--- Written instruction ---
Omit every picture, and retype the lines that run from the beginning of the data below through the line containing "(0,0) rectangle (1156,891);", inclusive.

--- Raw data ---
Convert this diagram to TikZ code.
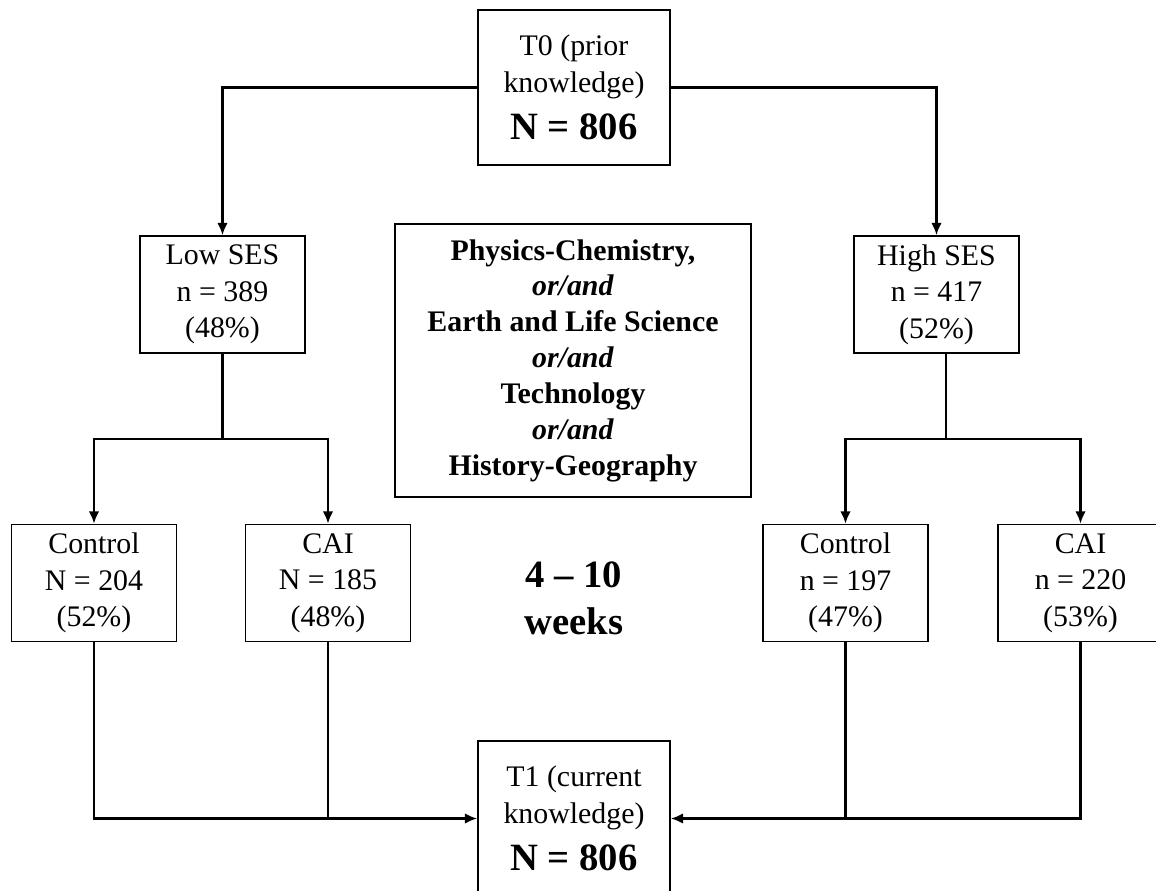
\documentclass[tikz,border=0pt]{standalone}
\usepackage{fontspec}
\setmainfont{Liberation Serif}
\usetikzlibrary{arrows.meta,positioning}

\newcommand{\bigtxt}[1]{{\fontsize{22}{26}\selectfont\bfseries #1}}

\begin{document}
\begin{tikzpicture}[x=0.02cm, y=-0.02cm,
    box/.style={draw, line width=0.9pt, inner sep=0pt, align=center,
      minimum width=3.3cm, minimum height=2.34cm,
      font=\fontsize{17}{20.8}\selectfont},
    timebox/.style={box, minimum width=3.84cm, minimum height=3.1cm},
    link/.style={line width=1.3pt},
    arr/.style={link, -{Latex[length=7pt,width=6pt]}}]

              % Frame
              \useasboundingbox (0,0) rectangle (1156,891);

              % Test points
              \node[timebox] (t0) at (574,87.5)
                {T0 (prior\\knowledge)\\[6pt]\bigtxt{N = 806}};
              \node[timebox] (t1) at (574,818.5)
                {T1 (current\\knowledge)\\[6pt]\bigtxt{N = 806}};

              % SES groups
              \node[box] (low) at (222.5,294.5) {Low SES\\n = 389\\(48\%)};
              \node[box] (high) at (936.5,294.5) {High SES\\n = 417\\(52\%)};

              % conditions
              \node[box] (ctrlL) at (94,583) {Control\\N = 204\\(52\%)};
              \node[box] (caiL) at (328,583) {CAI\\N = 185\\(48\%)};
              \node[box] (ctrlR) at (845.5,583) {Control\\n = 197\\(47\%)};
              \node[box] (caiR) at (1080.5,583) {CAI\\n = 220\\(53\%)};

              % subjects and duration
              \node[box, minimum width=7.12cm, minimum height=5.46cm,
                font=\fontsize{17}{20.4}\selectfont\bfseries] (subj) at (573,360.5)
                {Physics-Chemistry,\\\textit{or/and}\\Earth and Life Science\\
                 \textit{or/and}\\Technology\\\textit{or/and}\\History-Geography};
              \node[align=center, font=\fontsize{22}{26.7}\selectfont\bfseries]
                (weeks) at (574,598) {4 -- 10\\weeks};

              % split points
              \coordinate (lsplit) at (222.5,439);
              \coordinate (hsplit) at (946,439);

              % connectors
              \draw[arr] (t0.west) -| (low.north);
              \draw[arr] (t0.east) -| (high.north);
              \draw[link] (low.south) -- (lsplit);
              \draw[arr] (lsplit) -| (ctrlL.north);
              \draw[arr] (lsplit) -| (caiL.north);
              \draw[link] (hsplit |- high.south) -- (hsplit);
              \draw[arr] (hsplit) -| (ctrlR.north);
              \draw[arr] (hsplit) -| (caiR.north);
              \draw[arr] (ctrlL.south) |- (t1.west);
              \draw[link] (caiL.south) -- (caiL.south |- t1.west);
              \draw[arr] (caiR.south) |- (t1.east);
              \draw[link] (ctrlR.south) -- (ctrlR.south |- t1.east);
        \end{tikzpicture}
\end{document}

--- Result for this exercise ---
Convert this diagram to TikZ code.
\documentclass[tikz,border=0pt]{standalone}
\usepackage{fontspec}
\setmainfont{Liberation Serif}
\usetikzlibrary{arrows.meta,positioning}

\newcommand{\bigtxt}[1]{{\fontsize{22}{26}\selectfont\bfseries #1}}

\begin{document}
\begin{tikzpicture}[x=0.02cm, y=-0.02cm,
    box/.style={draw, line width=0.9pt, inner sep=0pt, align=center,
      minimum width=3.3cm, minimum height=2.34cm,
      font=\fontsize{17}{20.8}\selectfont},
    timebox/.style={box, minimum width=3.84cm, minimum height=3.1cm},
    link/.style={line width=1.3pt},
    arr/.style={link, -{Latex[length=7pt,width=6pt]}}]

              % Frame
              \useasboundingbox (0,0) rectangle (1156,891);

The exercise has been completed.